Orientaliste, pionnier de l'égyptologie, Savary part pour l’Égypte en 1776. Il y reste trois années pour « connaître ses semblables (…) en étudiant leurs mœurs, leur religion, leur gouvernement ». Ses Lettres sur l'Égypte font l’objet de nombreux éloges dans la presse. On y loue la brillante imagination et les descriptions romanesques de son auteur. Cependant, leur contenu est jugé peu solide, et son Égypte « idyllique » ne supporte pas la comparaison avec l’œuvre d’un Volney.
L’Écossais James Bruce, dont le but est de découvrir les sources du Nil, voyage à travers toute l’Éthiopie et les déserts de l’Égypte. On le regarde comme l’un des premiers explorateurs scientifiques, amassant avec rigueur des connaissances précises sur la géographie, la faune, la flore, la météorologie… Son livre Voyage aux sources du Nil, en Nubie et en Abyssinie est considéré comme l’une des meilleures narrations de voyages sur l’Afrique. Mais il n’a pas découvert les sources du Nil. Ses récits sont-ils si pertinents ? Champollion en doute, annotant l’ouvrage de commentaires pleins d’humour et de causticité.

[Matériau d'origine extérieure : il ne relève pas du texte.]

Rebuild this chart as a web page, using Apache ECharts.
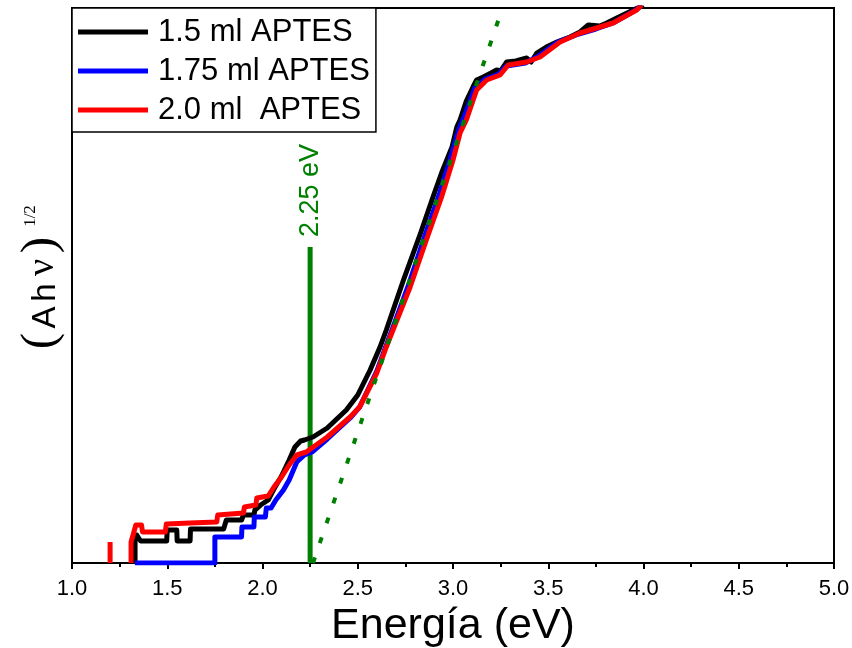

À l’orée du XIXe siècle, la campagne d’Égypte (1798-1801) menée par Bonaparte innove en intégrant à l’expédition militaire une mission scientifique, financée par l’État, aux objectifs bien définis : quatre-vingt-onze questions sont adressées aux savants recrutés pour ce travail, qui devront y répondre sur le terrain en collaboration directe avec l’armée. L’expédition donne lieu à un ouvrage de référence monumental, sur le fond comme sur la forme : la Description de l’Égypte.
80 artistes, 270 graveurs, 3000 dessins, 974 planches dont 74 en couleurs. 9 volumes de texte par 43 auteurs, 1 volume de préface. 10 volumes de planches format Jésus (56 x 76 cm), 3 volumes format grand Aigle (75 x 106 cm).
Éditée entre 1809 et 1829, la Description de l’Égypte montre l’Égypte, ses antiquités, son état moderne, son histoire naturelle. Remarquable par sa description du pays, elle l’est aussi par sa taille, l’uniformité de sa présentation, son papier-vélin, son filigrane, les nouvelles techniques d’impression des planches en couleurs, la qualité de ses gravures, et la qualité de sa typographie mêlant caractères latins, grecs, arabes, hébreux, éthiopiens et coptes, signes cunéiformes et hiéroglyphes. Elle est « le plus riche musée de l’univers », le plus bel hommage rendu par une civilisation à une autre.